The Most Important Aztec Discovery in 28 Years

And this at few yards from the center of Mexico City!

A team of Mexican archaeologists led by Álvaro Barrera have uncovered in the center of Mexico City an altar and a 11 foot (3.5 m) monolith that date back more than 500 years.

The discoveries were made at the Aztec empire's main temple, Templo Mayor (Great Temple), near the central Zocalo square. This is the most important Aztec find since the discovery of an eight-ton carving of an Aztec goddess at the same site in 1978. "This is a really impressive and exceptional Aztec monolith," said Leonardo López Luján, an archaeologist at the Museo del Templo Mayor.

The Aztecs were a warlike and deeply religious people who built monumental works. Few know they were related to some tribes from South Western US like Paiute, Shoshoni, Comanche, Hopi.

From this area and Northern Mexico they moved towards south and founded an empire stretching from the Gulf of Mexico to the Pacific Ocean and encompassing much of modern-day central Mexico. They installed a terror bloody reign to intimidate and reign over the indigenous tribe on the central Mexico. Their rule began in the 14th century and ended while in its peak by the collide in 1521 with the Spanish conquistadors, led by Hernan Cortes. Even today, their descendants, the Nahuatl speaking people, form the greatest proportion on the Indian population in Mexico.

Templo Mayor, with its pyramidal shape, was constructed beginning with 1375, in the Aztec capital called Tenochtitlan. Its remains lay now at only few meters from the city's center. It was destroyed by the Spanish soldiers when they conquered the city in 1521.
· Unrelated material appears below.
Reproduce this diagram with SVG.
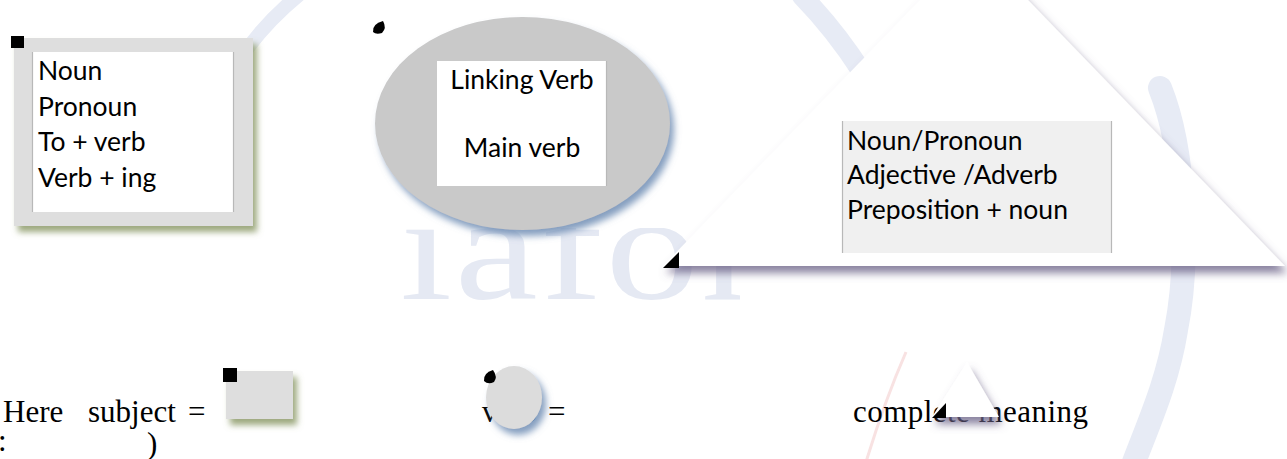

Nowadays, Mexico City is built on top of the ruins of Tenochtitlan. More than for worship, the temple was a center of human sacrifice. The Aztecs asked to the subjugated people human tribute. These people were sacrificed in public glittering ceremonies. During one ceremony in 1487, historians say tens of thousands of victims were sacrificed, their hearts ripped out and offered as an oblation to the deities.

These ceremonies induced a feeling of terror and disgust in their opponents. The Spaniards used the temple's stones to build their own capital and currently the site is surrounded by Spanish colonial buildings like Mexico City's cathedral and the historical National Palace as well as convenience stores and fast-food restaurants.

The altar, estimated to date back to the kingdom of Montezuma I (1440-1469), is made of stone and earth and covered with stucco.

It has a frieze of the god Tlaloc and another figure depicting an agricultural deity. Tlaloc, the god of rain and fertility, was greatly feared among the Aztec, who sacrificed drowned children to appease him. "What is significant about this find is the early date of the altar frieze, evidenced by the cruder style of the bas-relief compared to the many late Aztec sculptures that have been recovered," said Susan Gillespie, an Aztec expert at the University of Florida in Gainesville.

The rectangular monolith is believed to be standing in its original position and could weigh to 12 tons. It is still partly buried and only one of its sides is visible.The monolith corresponds to the last phase of the Aztec empire, from 1487 to 1520, and its upper face has deep carvings. "Taking into account its position, the form, and what I can see from a side, it should represent the Earth God (Tlaltecuhtli), the Earth Goddess (Tlaltecuhtli, Coatlicue), or a nocturnal deity such as Itzpaplotl of Coatlicue," López Luján said.

Some archaeologists speculate it could lead into an underground chamber. "It's likely that it is part of a chamber, of some offering. We won't know until we get close. First we have to get the stone out." said Alberto Diaz, a member of the archeological team.